[BEGIN RECORDS SHOWN]

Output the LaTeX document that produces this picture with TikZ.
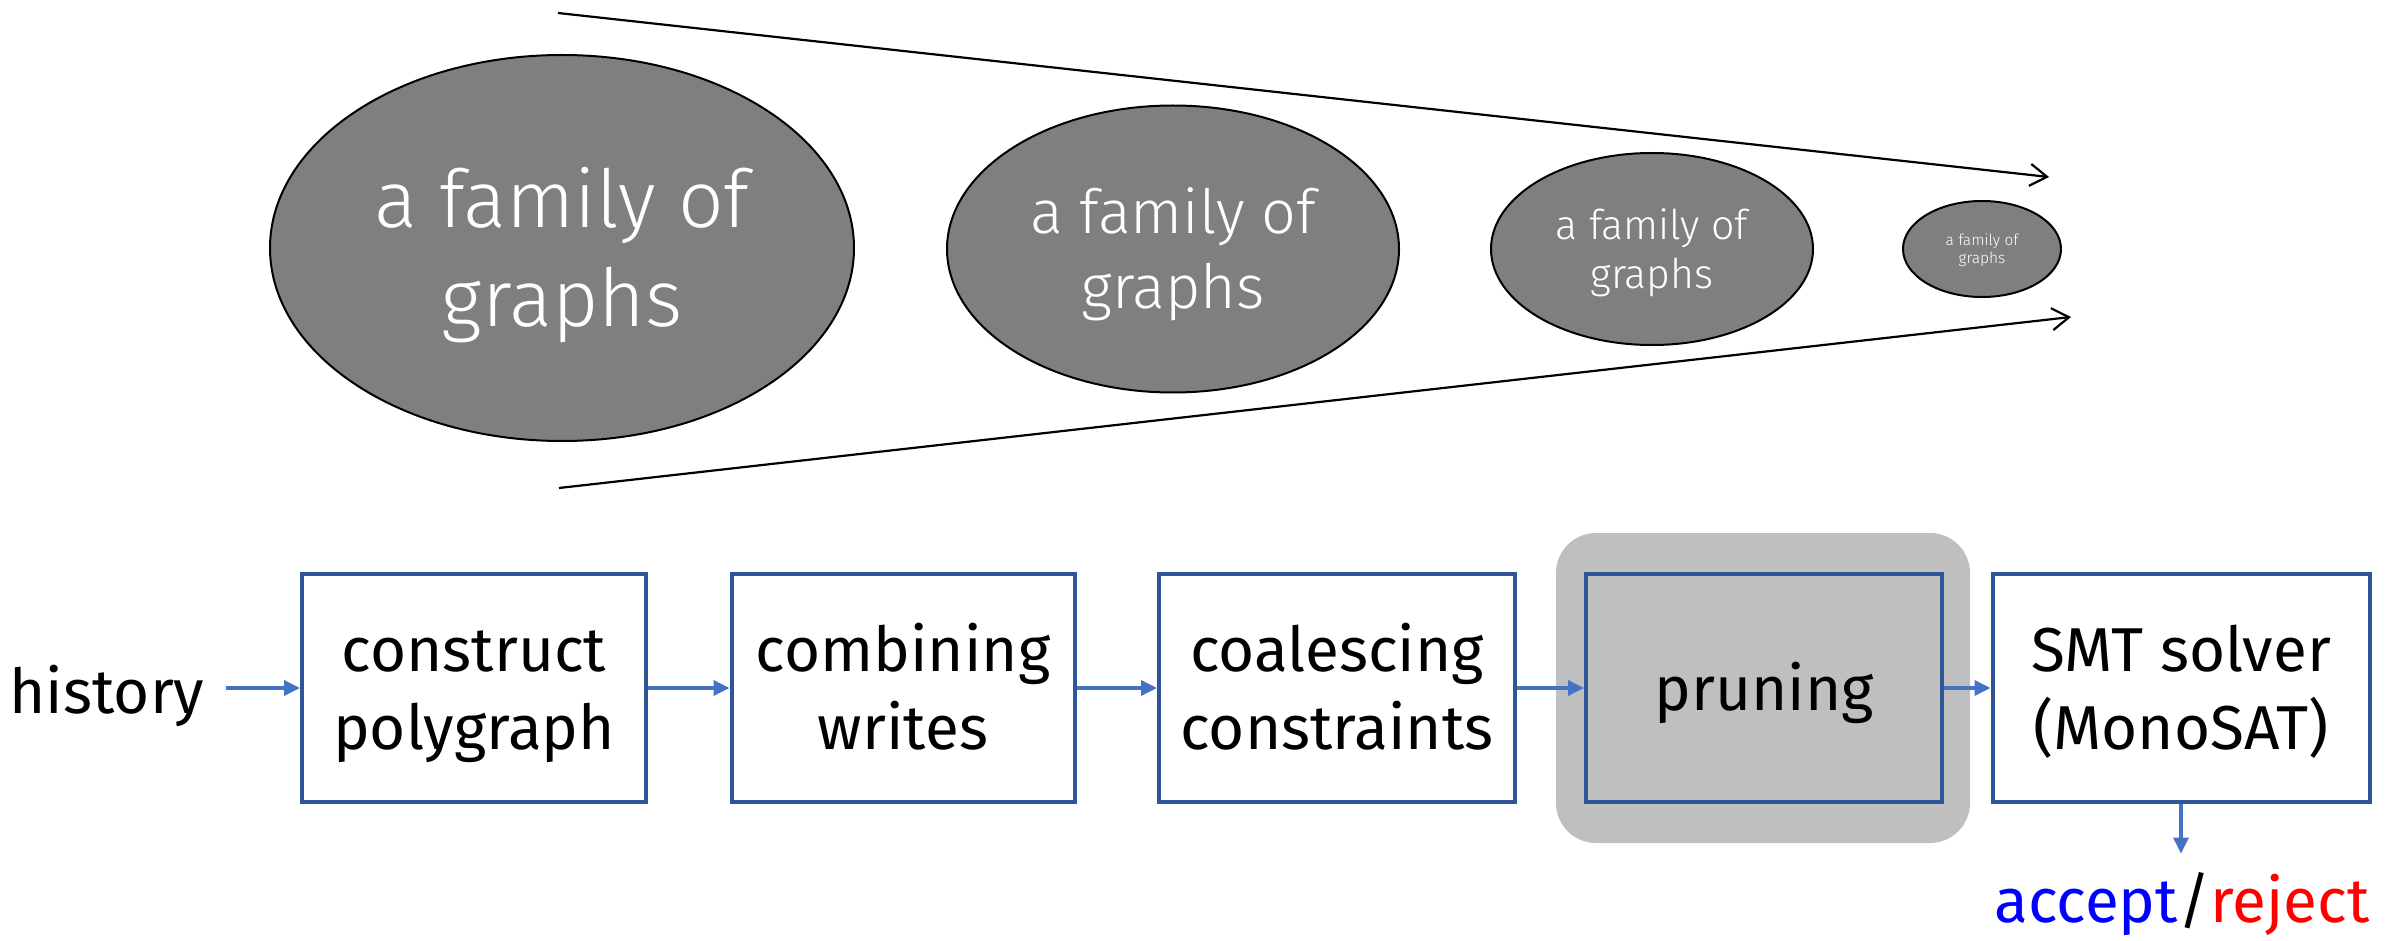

[END RECORDS SHOWN]
[BEGIN RECORDS SHOWN]

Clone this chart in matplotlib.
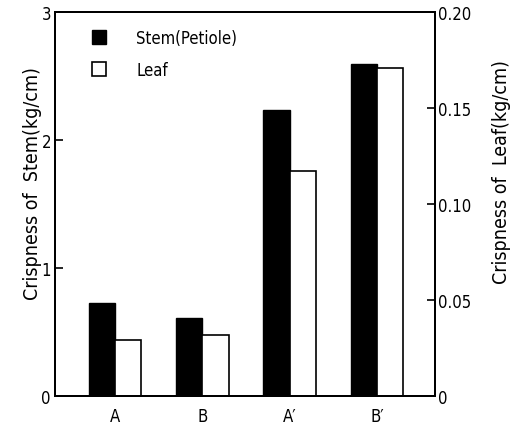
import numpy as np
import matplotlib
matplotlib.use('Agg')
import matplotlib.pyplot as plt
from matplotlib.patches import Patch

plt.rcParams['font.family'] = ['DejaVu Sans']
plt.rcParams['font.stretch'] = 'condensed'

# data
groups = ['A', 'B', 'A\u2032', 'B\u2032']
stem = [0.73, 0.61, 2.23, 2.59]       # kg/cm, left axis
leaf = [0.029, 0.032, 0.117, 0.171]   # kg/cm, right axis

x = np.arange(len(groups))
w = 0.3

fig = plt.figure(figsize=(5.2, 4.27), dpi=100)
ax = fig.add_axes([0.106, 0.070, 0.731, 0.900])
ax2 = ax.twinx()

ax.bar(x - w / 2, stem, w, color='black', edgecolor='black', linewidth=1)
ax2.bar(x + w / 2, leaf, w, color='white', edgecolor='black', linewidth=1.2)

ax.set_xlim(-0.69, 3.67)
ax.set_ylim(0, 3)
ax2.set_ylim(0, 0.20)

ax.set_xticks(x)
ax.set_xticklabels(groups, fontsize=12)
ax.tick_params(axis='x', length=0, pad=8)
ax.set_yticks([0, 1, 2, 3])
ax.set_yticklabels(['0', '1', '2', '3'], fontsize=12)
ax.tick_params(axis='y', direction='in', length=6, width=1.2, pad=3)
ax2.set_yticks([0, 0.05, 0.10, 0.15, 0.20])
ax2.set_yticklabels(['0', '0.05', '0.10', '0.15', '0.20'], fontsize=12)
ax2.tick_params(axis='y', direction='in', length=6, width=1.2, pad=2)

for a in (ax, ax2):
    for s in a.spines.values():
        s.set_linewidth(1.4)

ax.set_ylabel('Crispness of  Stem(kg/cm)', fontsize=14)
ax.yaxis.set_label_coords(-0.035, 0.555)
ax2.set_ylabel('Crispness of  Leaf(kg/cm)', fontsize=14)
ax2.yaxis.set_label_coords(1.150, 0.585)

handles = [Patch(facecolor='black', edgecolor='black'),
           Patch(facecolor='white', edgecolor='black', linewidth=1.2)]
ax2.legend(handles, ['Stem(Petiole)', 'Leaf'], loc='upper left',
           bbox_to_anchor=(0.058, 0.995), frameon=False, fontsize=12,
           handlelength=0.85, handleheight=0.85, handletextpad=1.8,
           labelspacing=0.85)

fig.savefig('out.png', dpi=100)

[END RECORDS SHOWN]
[BEGIN RECORDS SHOWN]

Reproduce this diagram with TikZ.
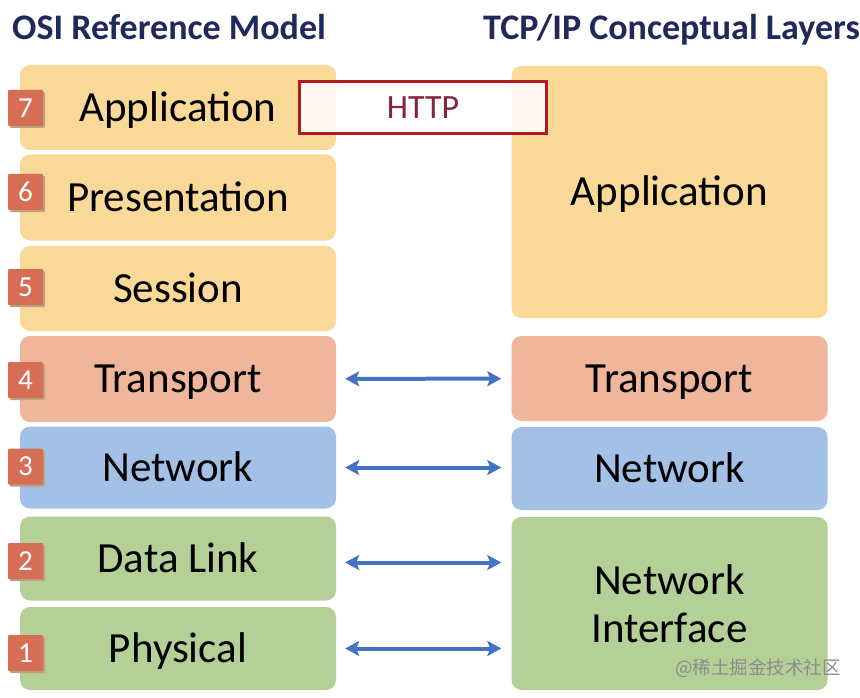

[END RECORDS SHOWN]

INSTRUCTION:
List each line in the listing that contains the string "with".

FINAL ANSWER:
Output the LaTeX document that produces this picture with TikZ.
Reproduce this diagram with TikZ.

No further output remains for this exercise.